Important Mechanics Warning

In this essay you will be using type labels and likely referring to a type of person as doing particular activities or looking a certain way. As always in English, you will have the problem of deciding what pronoun to use in referring to back this person once the singular antecedent has been established. They and its possessive and objective forms their and them are singular pronouns and cannot, of course, be used to refer back to nouns that are singular, although we typically do this in colloquial English when referring back to a singular noun denoting a human being whose gender is not specified. The agreement problem may be solved by pluralizing the antecedent, but this requires a constant awareness and conscious effort to correct the errors, and the results are even so sometimes more awkward sounding than we would like.
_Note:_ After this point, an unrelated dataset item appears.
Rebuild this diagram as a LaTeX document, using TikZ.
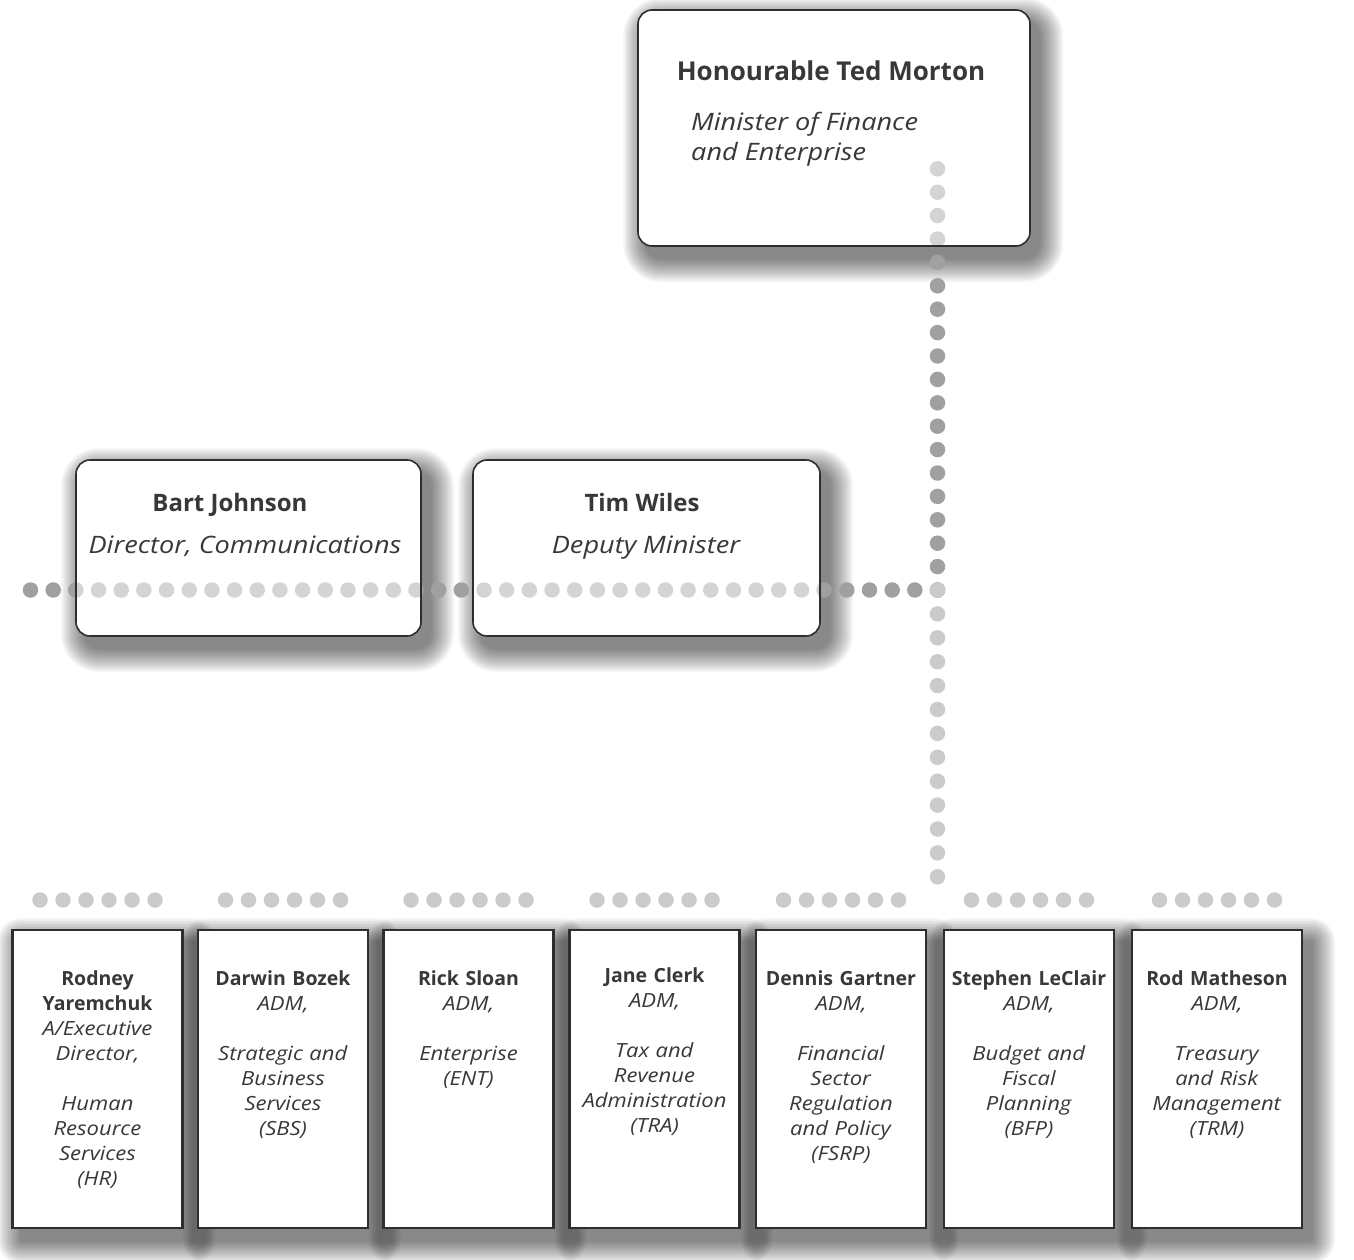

If it works with your topic, consider specifying the gender of a certain type by telling, early in a body paragraph, that the type you are talking about is typically a teenage boy or a middle-aged woman and then using the pronouns appropriate to that gender. Also, if you are talking about roommates or team members, you might consider making clear from the start that you are male or that you compete on a women's swim team, so that you can resolve the gender problem right from the start. In any case, be aware that pronoun/antecedent agreement errors are particularly likely on this assignment.